The U.S. Food and Drug Administration (FDA) ruled against the use of GlaxoSmithKline‘s new drug combination Breo Ellipta in asthma patients between the ages of 12 and 17. However, the Pulmonary-Allergy Drugs Advisory Committee and the FDA’s Risk Management Advisory Committee approved the therapy’s supplemental New Drug Application (sNDA) in patients older than 17.
The decision was made and announced in a press release by the two groups in a joint meeting after the examination of data provided by GSK on the effectiveness of Breo Ellipta (fluticasone furoate/vilanterol [FF/VI]) as an inhaled treatment for asthma to be administrated once a day.

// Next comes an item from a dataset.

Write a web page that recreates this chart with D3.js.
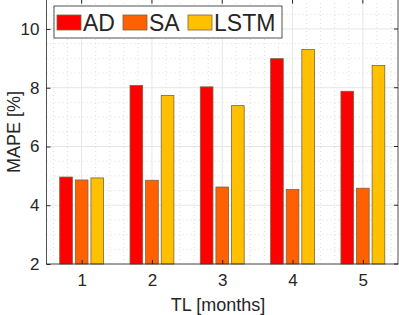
<!DOCTYPE html>
<html>
<head>
<meta charset="utf-8">
<script src="https://cdn.jsdelivr.net/npm/d3@7"></script>
<style>
  body { margin: 0; background: #fff; }
  svg text { font-family: "Liberation Sans", Arial, sans-serif; fill: #262626; }
</style>
</head>
<body>
<svg id="chart" width="399" height="315"></svg>
<script>
// data
var months = [1, 2, 3, 4, 5];
var seriesNames = ["AD", "SA", "LSTM"];
var adVals   = [4.96, 8.08, 8.03, 8.99, 7.88];
var saVals   = [4.86, 4.85, 4.62, 4.54, 4.58];
var lstmVals = [4.93, 7.74, 7.39, 9.30, 8.76];
var yTicks = [2, 4, 6, 8, 10];
var colors = ["#ff0000", "#ff6000", "#ffc000"];

var allVals = [adVals, saVals, lstmVals];

var svg = d3.select("#chart");

var x = d3.scaleLinear().domain([0.5, 5.5]).range([46.5, 398]);
var y = d3.scaleLinear().domain([2, 11]).range([264, -0.4]);

var barOff = 0.222, barW = 0.18;

// grid: minor dotted, major solid
var gridG = svg.append("g");
var minorX = d3.range(0.6, 5.5, 0.2).filter(v => Math.abs(v - Math.round(v)) > 0.01);
var minorY = d3.range(2.5, 11, 0.5).filter(v => Math.abs(v - Math.round(v / 2) * 2) > 0.01);

gridG.selectAll(".mx").data(minorX).enter().append("line")
    .attr("x1", d => x(d)).attr("x2", d => x(d))
    .attr("y1", y(2)).attr("y2", y(11))
    .attr("stroke", "#dcdcdc").attr("stroke-width", 1).attr("stroke-dasharray", "1,3");
gridG.selectAll(".my").data(minorY).enter().append("line")
    .attr("x1", x(0.5)).attr("x2", x(5.5))
    .attr("y1", d => y(d)).attr("y2", d => y(d))
    .attr("stroke", "#dcdcdc").attr("stroke-width", 1).attr("stroke-dasharray", "1,3");
gridG.selectAll(".gx").data(months).enter().append("line")
    .attr("x1", d => x(d)).attr("x2", d => x(d))
    .attr("y1", y(2)).attr("y2", y(11))
    .attr("stroke", "#e6e6e6");
gridG.selectAll(".gy").data(yTicks).enter().append("line")
    .attr("x1", x(0.5)).attr("x2", x(5.5))
    .attr("y1", d => y(d)).attr("y2", d => y(d))
    .attr("stroke", "#e6e6e6");

// bars
allVals.forEach(function (vals, s) {
    svg.append("g").selectAll("rect")
        .data(vals)
        .enter()
        .append("rect")
        .attr("x", (d, i) => x(months[i] + (s - 1) * barOff - barW / 2))
        .attr("width", x(barW) - x(0))
        .attr("y", d => y(d))
        .attr("height", d => y(2) - y(d))
        .attr("fill", colors[s])
        .attr("stroke", "#7a6440")
        .attr("stroke-width", 0.8);
});

// axes box
svg.append("rect")
    .attr("x", x(0.5)).attr("y", y(11))
    .attr("width", x(5.5) - x(0.5)).attr("height", y(2) - y(11))
    .attr("fill", "none").attr("stroke", "#262626").attr("stroke-width", 0.8);

var xAxis = d3.axisBottom(x).tickValues(months).tickFormat(d3.format("d")).tickSize(-4).tickPadding(10);
svg.append("g").attr("transform", "translate(0," + y(2) + ")").call(xAxis)
    .call(g => g.select(".domain").remove())
    .call(g => g.selectAll("line").attr("stroke", "#262626"))
    .call(g => g.selectAll("text").style("font-size", "17px").attr("fill", "#262626")
        .style("font-family", "Liberation Sans, Arial, sans-serif"));

var yAxis = d3.axisLeft(y).tickValues(yTicks).tickFormat(d3.format("d")).tickSize(-4).tickPadding(7);
svg.append("g").attr("transform", "translate(" + x(0.5) + ",0)").call(yAxis)
    .call(g => g.select(".domain").remove())
    .call(g => g.selectAll("line").attr("stroke", "#262626"))
    .call(g => g.selectAll("text").style("font-size", "17px").attr("fill", "#262626")
        .style("font-family", "Liberation Sans, Arial, sans-serif"));

// right / top ticks
svg.append("g").selectAll("line").data(yTicks).enter().append("line")
    .attr("x1", x(5.5)).attr("x2", x(5.5) - 4)
    .attr("y1", d => y(d)).attr("y2", d => y(d)).attr("stroke", "#262626");
svg.append("g").selectAll("line").data(months).enter().append("line")
    .attr("x1", d => x(d)).attr("x2", d => x(d))
    .attr("y1", y(11)).attr("y2", y(11) + 4).attr("stroke", "#262626");

// axis labels
svg.append("text")
    .attr("x", 218).attr("y", 311)
    .attr("text-anchor", "middle")
    .style("font-size", "18px")
    .text("TL [months]");
svg.append("text")
    .attr("transform", "translate(20," + 132 + ") rotate(-90)")
    .attr("text-anchor", "middle")
    .style("font-size", "18px")
    .text("MAPE [%]");

// legend
var leg = svg.append("g");
leg.append("rect")
    .attr("x", 54).attr("y", 6).attr("width", 228).attr("height", 32)
    .attr("fill", "#fff").attr("stroke", "#262626").attr("stroke-width", 0.8);
var legX = [57, 123, 188];
seriesNames.forEach(function (name, s) {
    leg.append("rect")
        .attr("x", legX[s]).attr("y", 15).attr("width", 24).attr("height", 15)
        .attr("fill", colors[s]).attr("stroke", "#7a6440").attr("stroke-width", 0.8);
    leg.append("text")
        .attr("x", legX[s] + 26).attr("y", 31)
        .style("font-size", "23px")
        .attr("fill", "#000")
        .text(name);
});
</script>
</body>
</html>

“We recognise the Advisory Committee’s thoroughness in reviewing the data related to Breo Ellipta for asthma,” said the SVP & Head of GSK Global Respiratory Franchise, Darrell Baker. “We will continue to work closely with the FDA while it considers the Committee’s recommendations and our aim is to answer any outstanding questions to enable them to make a fully informed decision.”
The committee voted in favor of Breo Ellipta to treat asthma in adults older than 17 years due to the results from efficacy and safety studies conducted regarding FF/VI 100/25 mcg and 200/25 mcg once daily, as well as in favor of the clinically meaningful benefit demonstrated by the efficacy data from GSK studies that provided substantial evidence on the efficacy and safety of the treatment among these patients.
However, the members of the committee voted against the proposal of using Breo Ellipta for the treatment of adolescents between the ages of 12 and 17 years old. The decision was made based on the lack of data supporting the efficacy and safety of the treatment for that age demographic. In addition, the committee advised GSK to conduct a major LABA safety trial with FF/VI with both adults and adolescents, resembling the one currently being undertaken as FDA Post-Marketing Requirement.
Breo Ellipta is an inhaled drug combination that includes both corticosteroid and vilanterol and works by softening the interior of the airways. The medication is already being commercialized in the US for the treatment of chronic obstructive pulmonary disease (COPD) and GSK submitted the sNDA last June regarding two once-daily dose regimens, 100/25 mcg and 200/25 mcg.
The FDA also recently filled a preliminary report regarding the investigational combined therapy that revealed no additional safety issues, and there were no deaths among patients with asthma who were treated with Breo Ellipta in the studies conducted and reviewed by the administration. The FDA is now expected to present the final decision by April 30, which is the Prescription Drug User Fee Act goal date, taking into consideration the FDA Advisory Committee’s non-binding recommendations.
The president and CEO of Theravance, Inc., Michael W. Aguiar, added that “we remain committed to the ongoing review process and will be fully cooperating with the FDA to ensure it has all it needs to consider the sNDA for Breo Ellipta in asthma. We look forward to the final outcome expected in April.”